Speaking on the Lex Fridman podcast, Bezos explained the 'Blue Ring' project, which aims to provide multiple services to space customers.
"Blue Ring is a very interesting spacecraft that is designed to take up to 3,000kg of payload up to geosynchronous orbit or in lunar vicinity," he said, with the system acting as a space tug.
"It has two different kinds of propulsion, it has chemical propulsion and it has electric propulsion," he added.
While it moves payloads, "it provides thermal management, electric power, compute, and communications," Bezos explained. "And so, when you design a payload for Blue Ring, you don't have to figure out all of those things on your own."
Of particular interest is the compute side. Bezos said: "Radiation-tolerant compute is a complicated thing to do, and so we have an unusually large amount of radiation-tolerant compute onboard Blue Ring, and your payload can just use that when it needs to.
"All these services, it's a set of APIs.
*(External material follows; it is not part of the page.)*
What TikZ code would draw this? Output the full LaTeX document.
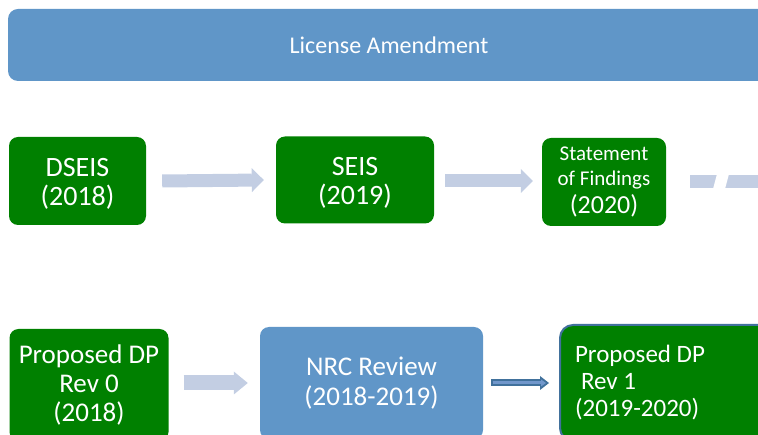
\documentclass[tikz,border=0pt]{standalone}
\usepackage{fontspec}
\setmainfont{Carlito}
\usetikzlibrary{calc,arrows.meta}
\definecolor{stagegreen}{HTML}{008000}
\definecolor{stageblue}{HTML}{6096C8}
\definecolor{flowgray}{HTML}{C3CEE3}
\definecolor{edgeblue}{HTML}{41719C}
\definecolor{innerblue}{HTML}{7197CB}
\tikzset{
  stagebox/.style={rounded corners=9pt, fill=stagegreen, text=white, align=center, inner sep=0pt,
    font=\fontsize{28}{29}\selectfont},
  reviewbox/.style={stagebox, fill=stageblue},
  fatarrow/.style={draw=flowgray, line width=13pt, -{Triangle[length=12pt,width=24pt,line width'=0pt]}},
  thinarrow/.style={draw=edgeblue, line width=7pt, -{Triangle[length=9pt,width=14pt,line width'=0pt]}},
}
\begin{document}
\begin{tikzpicture}[x=1pt,y=-1pt]
            \useasboundingbox (0,0) rectangle (758,435);
            % license amendment banner
            \node [reviewbox, rounded corners=10pt, minimum width=762pt, minimum height=72pt,
                   font=\fontsize{24}{28}\selectfont] (banner) at(389,45) {License Amendment};
            % top row
            \node [stagebox, text height=50pt, text depth=0pt, minimum width=137pt, minimum height=88pt] (dseis) at(77.5,181) {DSEIS\\(2018)};
            \node [stagebox, text height=50pt, text depth=0pt, minimum width=158pt, minimum height=87pt] (seis) at(355,180) {SEIS\\(2019)};
            \node [stagebox, minimum width=124pt, minimum height=88pt, font=\fontsize{21}{25}\selectfont] (findings) at(604,182)
                  {Statement\\of Findings\\[3pt]{\fontsize{26}{28}\selectfont (2020)}};
            \coordinate (offpage) at(800,181.5);
            \draw [fatarrow] ($(dseis.east)+(16,0)$)--($(seis.west)+(-12,0)$);
            \draw [fatarrow] ($(seis.east)+(11,1)$)--($(findings.west)+(-9,-1)$);
            \draw [fatarrow] ($(findings.east)+(24,-0.5)$)--(offpage);
            \fill [white] (717,174)--(729,174)--(725,189)--(713,189)--cycle;
            % bottom row
            \node [stagebox, minimum width=159pt, minimum height=112pt, font=\fontsize{27}{29}\selectfont] (rev0) at(89,385)
                  {Proposed DP\\Rev 0\\(2018)};
            \node [reviewbox, minimum width=223pt, minimum height=112pt, font=\fontsize{27}{30}\selectfont] (nrc) at(371.5,383)
                  {NRC Review\\(2018-2019)};
            \node [stagebox, draw=edgeblue, line width=2pt, rounded corners=13pt, minimum width=230pt, minimum height=116pt,
                   text width=200pt, align=flush left, font=\fontsize{25}{27}\selectfont] (rev1) at(675,383)
                  {Proposed DP\\\hspace*{6pt}Rev 1\\(2019-2020)};
            \draw [fatarrow, line width=15pt, -{Triangle[length=14pt,width=23pt,line width'=0pt]}]
                  ($(rev0.east)+(15,-2)$)--($(nrc.west)+(-12,0)$);
            \draw [thinarrow] ($(nrc.east)+(8,0)$)--($(rev1.west)+(-10,0)$);
            \draw [innerblue, line width=3pt, -{Triangle[length=5pt,width=7pt,line width'=0pt]}]
                  ($(nrc.east)+(9.5,0)$)--($(rev1.west)+(-13,0)$);
        \end{tikzpicture}
\end{document}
It's a little like Amazon Web Services, but for space payload that needs to move about in Earth vicinity or lunar vicinity."
Blue Origin is not the only company getting into the space tug game - competitors include Northrup Grumman, Rocket Lab, Momentus, Firefly Space, and Astroscale. But Blue Ring is believed to have a greater payload capacity than all of them.
It is also not alone in planning to shift compute into orbit. Earlier this week, Axiom Space detailed plans for a space data center, while NTT has partnered with SKY Perfect JSAT to launch its own space data centers in 2025.
The EU is also studying the concept of space data centers, and storage-focused Lonestar Data Holdings hopes to deploy data centers on the Moon.
Blue Origin's plans for both space tug and space compute services come after a tumultuous time for the company. Backed by Bezos' billions, the business has been accused of lacking focus and drive.
“Blue Origin needs to be much faster,” Bezos said on the same podcast. “It’s one of the reasons I left my role as the CEO of Amazon a couple of years ago. I wanted to come in — Blue Origin needs me right now.”
Over the past few months, several senior executives have departed, including CEO Bob Smith. He has been replaced by Dave Limp, who was Amazon's hardware boss, heading up Alexa and space satellite business Project Kuiper.
After several delays, this week also saw Blue Origin successfully launch and recover a New Shepard booster. Launches were grounded for more than a year due to a booster failure.